O caso Vale é exemplar desse processo. Em 1997, protestos eclodiam em todo o país contra a privatização da empresa. Outras estatais já haviam passado pelo processo, mas sem tanta repercussão. Contudo, a Vale era considerada estratégica para os interesses nacionais e, na época, era a oitava maior empresa do país. Sua venda foi efetivada para um consórcio heterogêneo, liderado por Benjamin Steinbruch, que já era acionista de outras empresas privatizadas (CSN e Light). A ele se uniram bancos domésticos, como o Opportunity e o Bradesco, o banco estadunidense Nations Bank e um grupo de fundos de pensão estatais composto por Previ (Banco do Brasil), Petros (Petrobras) e Funcef (Caixa Econômica Federal).

Quem controla a Vale?

(Fonte: Valor Grandes Grupos)

(Fonte: Valor Grandes Grupos)

Passada mais de uma década, a Vale se tornou a segunda maior produtora mundial de minérios vendendo especialmente para siderúrgicas asiáticas e apostando no vertiginoso crescimento chinês. Apesar disso, em Brasília sua estratégia de crescimento não era bem vista. Os gestores da política econômica de Lula estavam insatisfeitos com a venda de minérios brutos do país. Esperavam que a Vale fizesse investimentos que dessem ao Brasil maior poder competitivo no mercado internacional e agrega-se valor e tecnologia a seus produtos. Para isso a empresa deveria investir em siderúrgicas no território brasileiro. Outros conflitos surgiram, em especial quando a companhia tentou cortar mais de mil empregos. Esses fatores levaram o governo brasileiro a utilizar de seu poder de controle indireto para forçar a retirada do presidente da Vale, Roger Agnelli.

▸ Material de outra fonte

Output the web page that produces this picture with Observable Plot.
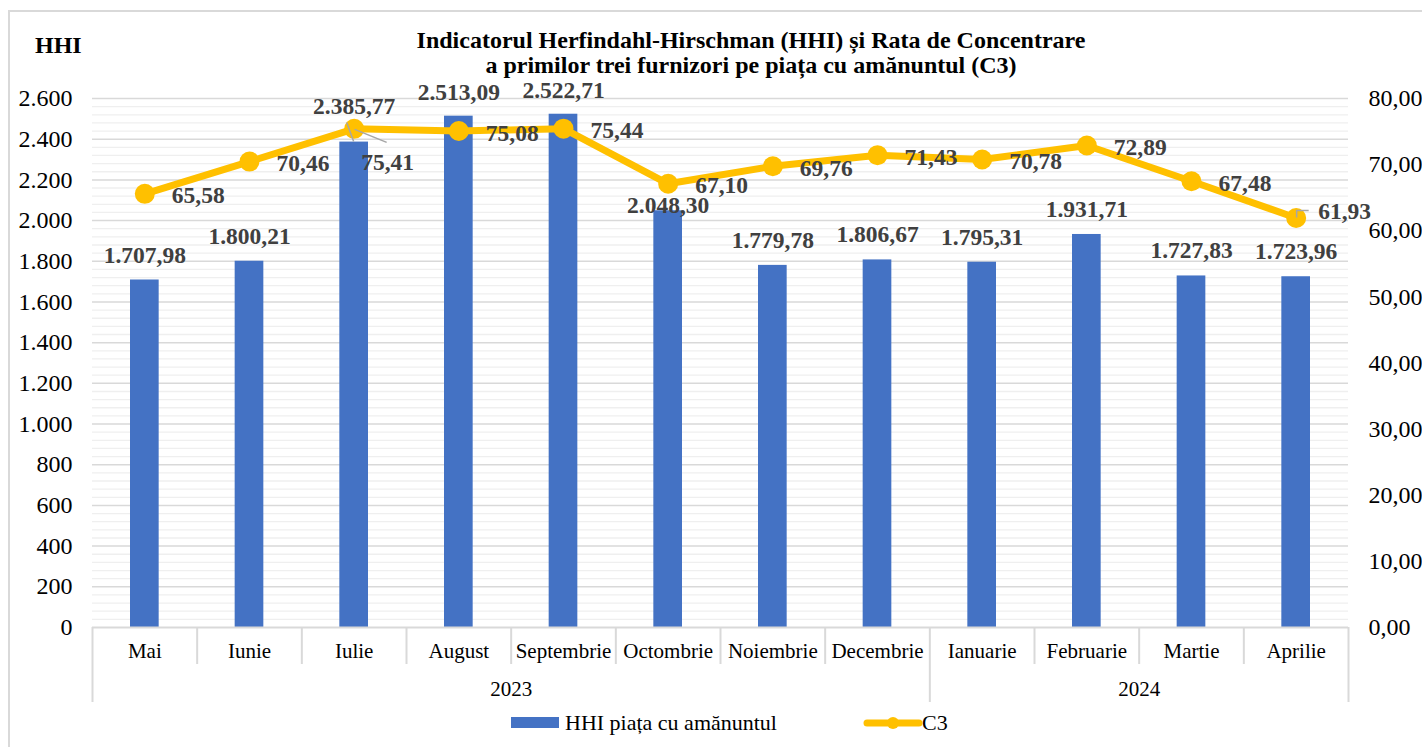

A demissão de Agnelli demonstrou claramente o poder de intervenção do Estado Brasileiro na Economia e reforçou a noção de que nosso capitalismo se organiza em uma rede de relações entre atores econômicos (laços). Foi por meio dos laços dos fundos de pensão e do BNDES com outros atores bem conectados que foi possível a interferência – benéfica ou não, dependendo do ponto de vista – na empresa.

Sinais de Mudança

A obtenção de recursos via abertura de capital prosperou no Brasil a partir de 2004. As duas primeiras empresas a abrir seu capital com sucesso estrondoso foram Natura e Gol arrecadando conjuntamente mais de 1,5 bilhão de reais. Uma onda de capitalização via bolsa de valores teve início. Entre 2004 e 2009 nada menos que 115 empresas abriram capital. Entre elas estavam as empresas de Eike Batista. O empresário foi o mais bem sucedido nessa empreitada: levantou mais de 9,5 bilhões de reais com as empresas MMX (mineração), MPX (energia) e OGX (petróleo). O feito e a posterior valorização dessas ações o colocaram entre os homens mais ricos do mundo segundo a revista Forbes.

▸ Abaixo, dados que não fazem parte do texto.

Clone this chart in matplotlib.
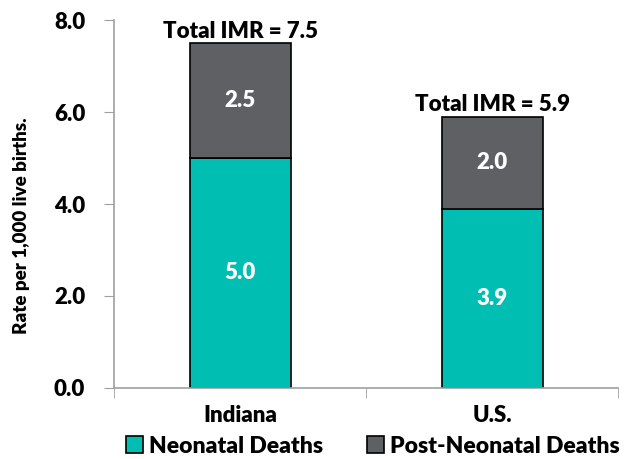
import matplotlib.pyplot as plt

plt.rcParams['font.family'] = ['Lato', 'DejaVu Sans']
plt.rcParams['font.weight'] = 'heavy'

regions = ['Indiana', 'U.S.']
neonatal = [5.0, 3.9]
post_neonatal = [2.5, 2.0]
totals = [7.5, 5.9]

teal = '#00BFB2'
grey = '#5E6064'
W = 'heavy'

fig = plt.figure(figsize=(6.32, 4.59), dpi=100)
ax = fig.add_axes([0.181, 0.155, 0.797, 0.801])

x = range(len(regions))
b1 = ax.bar(x, neonatal, width=0.4, color=teal, edgecolor='black', linewidth=1.2,
            label='Neonatal Deaths')
b2 = ax.bar(x, post_neonatal, width=0.4, bottom=neonatal, color=grey,
            edgecolor='black', linewidth=1.2, label='Post-Neonatal Deaths')

for i in x:
    ax.text(i, neonatal[i] / 2, f'{neonatal[i]:.1f}', ha='center', va='center',
            color='white', fontsize=16, fontweight=W)
    ax.text(i, neonatal[i] + post_neonatal[i] / 2, f'{post_neonatal[i]:.1f}',
            ha='center', va='center', color='white', fontsize=16, fontweight=W)
    ax.text(i, totals[i] + 0.03, f'Total IMR = {totals[i]}', ha='center',
            va='bottom', fontsize=16, fontweight=W)

ax.set_xlim(-0.5, 1.5)
ax.set_ylim(0, 8)
ax.set_yticks([0, 2, 4, 6, 8])
ax.set_yticklabels([f'{v:.1f}' for v in [0, 2, 4, 6, 8]], fontsize=16, fontweight=W)
ax.set_xticks([0, 1])
ax.set_xticklabels(regions, fontsize=16, fontweight=W)
ax.set_xticks([-0.5, 0.5, 1.5], minor=True)
ax.tick_params(axis='x', which='major', length=0, pad=12)
ax.tick_params(axis='x', which='minor', length=7, color='#A0A0A0', direction='out')
ax.tick_params(axis='y', length=7, color='#A0A0A0', direction='out', pad=14)

for s in ['top', 'right']:
    ax.spines[s].set_visible(False)
ax.spines['left'].set_color('#A0A0A0')
ax.spines['bottom'].set_color('#A0A0A0')
ax.spines['left'].set_linewidth(1.2)
ax.spines['bottom'].set_linewidth(1.2)

# y-axis title placed a bit below the axes centre, as in the original
fig.text(22 / 632, 1 - 226 / 459, 'Rate per 1,000 live births.', rotation=90,
         ha='center', va='center', fontsize=13.5, fontweight=W)

fig.legend(handles=[b1, b2], loc='lower center', bbox_to_anchor=(0.59, -0.04), ncol=2,
           frameon=False, handlelength=0.75, handleheight=0.75,
           handletextpad=0.25, columnspacing=1.9, prop={'weight': W, 'size': 16.5})

fig.savefig('out.png', dpi=100)
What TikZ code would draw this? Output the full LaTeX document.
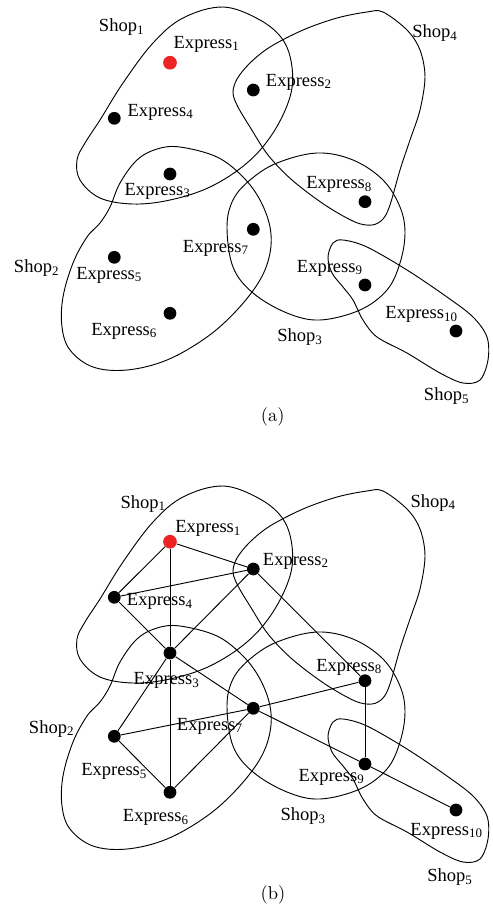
\documentclass[tikz,border=0pt]{standalone}
\usepackage{fontspec}
\newfontfamily\lsf{Liberation Serif}
\definecolor{expred}{RGB}{237,35,36}
\newcommand\drawshops{%
  \draw[shopline] plot[smooth cycle, tension=0.6] coordinates {(223,7) (260,20) (283,40) (292,67) (290,97) (273,133) (247,163) (210,187) (170,200) (133,204) (100,198) (80,180) (77,160) (85,143) (100,120) (123,83) (153,43) (183,18)};
  \draw[shopline] plot[smooth cycle, tension=0.6] coordinates {(180,147) (217,157) (243,177) (260,200) (270,227) (270,253) (260,280) (237,310) (207,337) (167,360) (127,370) (93,367) (70,350) (62,327) (63,297) (73,263) (87,237) (100,223) (110,207) (120,183) (137,160) (157,149)};
  \draw[shopline] plot[smooth cycle, tension=0.6] coordinates {(317,153) (353,160) (383,180) (400,207) (405,233) (400,263) (387,290) (360,310) (320,320) (287,313) (253,293) (233,267) (227,227) (233,200) (250,180) (277,163)};
  \draw[shopline] plot[smooth cycle, tension=0.55] coordinates {(383,12) (407,30) (420,50) (425,77) (420,110) (410,140) (400,170) (390,205) (383,219) (372,225) (355,222) (325,205) (292,180) (268,155) (250,127) (238,107) (233,93) (237,79) (250,63) (270,47) (303,30) (337,18) (367,12)};
  \draw[shopline] plot[smooth cycle, tension=0.55] coordinates {(343,240) (367,247) (407,270) (447,297) (473,317) (487,337) (488,360) (480,380) (463,383) (440,373) (407,353) (377,337) (363,320) (353,300) (343,287) (332,273) (328,257) (333,243)};
}
\begin{document}
\begin{tikzpicture}[x=0.54pt,y=-0.54pt,
  shopline/.style={line width=0.5pt},
  edge/.style={line width=0.5pt},
  dot/.style={circle, fill=black, inner sep=0pt, minimum size=6.9pt},
  reddot/.style={circle, fill=expred, inner sep=0pt, minimum size=7.4pt},
  lbl/.style={font=\lsf\fontsize{10}{12}\selectfont, inner sep=0pt},
  captext/.style={font=\fontsize{10}{12}\selectfont, inner sep=0pt}]
\useasboundingbox (0,0) rectangle (493,906);
% ---------------- (a) ----------------
\begin{scope}
  \drawshops
  \node[reddot] (a1) at (170,62.7) {};
  \node[dot] (a2) at (253.3,90) {};
  \node[dot] (a3) at (170,174) {};
  \node[dot] (a4) at (114.3,118.3) {};
  \node[dot] (a5) at (114.3,257.3) {};
  \node[dot] (a6) at (170,313.3) {};
  \node[dot] (a7) at (253.3,229.3) {};
  \node[dot] (a8) at (365,201.7) {};
  \node[dot] (a9) at (365,285) {};
  \node[dot] (a10) at (456,331) {};
  \node[lbl] (as1) at (121.7,27) {Shop\textsubscript{1}};
  \node[lbl] (as2) at (36.7,268) {Shop\textsubscript{2}};
  \node[lbl] (as3) at (300,337) {Shop\textsubscript{3}};
  \node[lbl] (as4) at (435,33) {Shop\textsubscript{4}};
  \node[lbl] (as5) at (446.7,396) {Shop\textsubscript{5}};
  \node[lbl] (al1) at (206.7,44) {Express\textsubscript{1}};
  \node[lbl] (al2) at (299,82) {Express\textsubscript{2}};
  \node[lbl] (al3) at (157.7,191) {Express\textsubscript{3}};
  \node[lbl] (al4) at (160.7,112) {Express\textsubscript{4}};
  \node[lbl] (al5) at (109.3,275) {Express\textsubscript{5}};
  \node[lbl] (al6) at (124.3,331) {Express\textsubscript{6}};
  \node[lbl] (al7) at (216,248) {Express\textsubscript{7}};
  \node[lbl] (al8) at (339.3,184.5) {Express\textsubscript{8}};
  \node[lbl] (al9) at (330,268) {Express\textsubscript{9}};
  \node[lbl] (al10) at (421.7,314.5) {Express\textsubscript{10}};
  \node[captext] (capa) at (272.7,416.7) {(a)};
\end{scope}
% ---------------- (b) ----------------
\begin{scope}[shift={(0,479)}]
  \drawshops
  \node[reddot] (b1) at (170,62.7) {};
  \node[dot] (b2) at (253.3,90) {};
  \node[dot] (b3) at (170,174) {};
  \node[dot] (b4) at (114.3,118.3) {};
  \node[dot] (b5) at (114.3,257.3) {};
  \node[dot] (b6) at (170,313.3) {};
  \node[dot] (b7) at (253.3,229.3) {};
  \node[dot] (b8) at (365,201.7) {};
  \node[dot] (b9) at (365,285) {};
  \node[dot] (b10) at (456,331) {};
  \foreach \u/\v in {1/2,1/4,1/3,4/2,4/3,2/3,2/8,3/5,3/6,3/7,5/7,5/6,6/7,7/8,7/9,8/9,9/10}
    \draw[edge] (b\u) -- (b\v);
  \node[lbl] (bs1) at (143.3,24.7) {Shop\textsubscript{1}};
  \node[lbl] (bs2) at (51.7,249.7) {Shop\textsubscript{2}};
  \node[lbl] (bs3) at (303.3,337) {Shop\textsubscript{3}};
  \node[lbl] (bs4) at (433.3,23.7) {Shop\textsubscript{4}};
  \node[lbl] (bs5) at (450,398) {Shop\textsubscript{5}};
  \node[lbl] (bl1) at (208.3,49.3) {Express\textsubscript{1}};
  \node[lbl] (bl2) at (296,82) {Express\textsubscript{2}};
  \node[lbl] (bl3) at (166.7,201.3) {Express\textsubscript{3}};
  \node[lbl] (bl4) at (160,122.7) {Express\textsubscript{4}};
  \node[lbl] (bl5) at (114.3,292.7) {Express\textsubscript{5}};
  \node[lbl] (bl6) at (156,338.7) {Express\textsubscript{6}};
  \node[lbl] (bl7) at (210,247) {Express\textsubscript{7}};
  \node[lbl] (bl8) at (349.3,188) {Express\textsubscript{8}};
  \node[lbl] (bl9) at (331.7,298) {Express\textsubscript{9}};
  \node[lbl] (bl10) at (446.7,352) {Express\textsubscript{10}};
  \node[captext] (capb) at (273,416) {(b)};
\end{scope}
\end{tikzpicture}
\end{document}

Parecia que o capitalismo brasileiro finalmente iria se financiar por meio do mercado sem depender do Estado. Os três pilares desse processo estavam presentes: novos empreendedores, maior pulverização de ações e práticas de governança diferenciadas (o segmento do Novo Mercado na BM&FBovespa).

Mas, o sonho pouco durou. Em 2008, a eclosão da crise financeira internacional reduziu drasticamente o apetite dos investidores por novas companhias listadas a Bolsa. O empresariado antes empolgado com a ideia de se financiar somente pelo mercado reviu sua posição e voltou a saudar o papel do governo. Eike Batista afirmou a época: “O Brasil tem um modelo que todos querem copiar […] Os Estados Unidos sonham em ter um BNDES como o nosso”.

A orientação do governo também passou a incentivar grandes conglomerados nacionais a se tornaram campeões nacionais por meio da fusão de gigantes de um mesmo setor, a exemplo das fusões Itaú/Unibanco, Sadia/Perdigão e JBS/Bertin. Grande obras de infraestrutura também foram anunciadas e com a conquista do Brasil como sede da Copa do Mundo de 2014 e dos Jogos Olímpicos de 2016, o número de projetos de infraestrutura disparou. Em todos esses processos o BNDES desempenhou papel fundamental como financiador dessas fusões e no financiamento dos consórcios que disputaram as licitações dessas novas obras.

Mais…

… Custos de transação: 

Na década de 1930, o jovem economista britânico Robert Coase viajou aos Estados Unidos com o propósito de entender porque existiam grandes corporações. Descobriu que a concentração de atividades adjacentes ao ramo de atividade principal das empresas ocorre quando os custos de transação de executar uma atividade no mercado de forma terceirizada excedem o custo de internalizá-las. Os custos de transação são todos aqueles que advêm do relacionamento de uma firma com a sociedade e seus parceiros. As negociações com fornecedores de peças para um carro que envolvem reuniões, trocas de memorandos e deslocamentos de pessoal são um exemplo de custos de transação. O tempo de resposta do poder judiciário a demandas apresentadas por empresas são outro exemplo desses custos e, em especial no Brasil, representam um dos maiores entraves para a realização de grandes investimentos.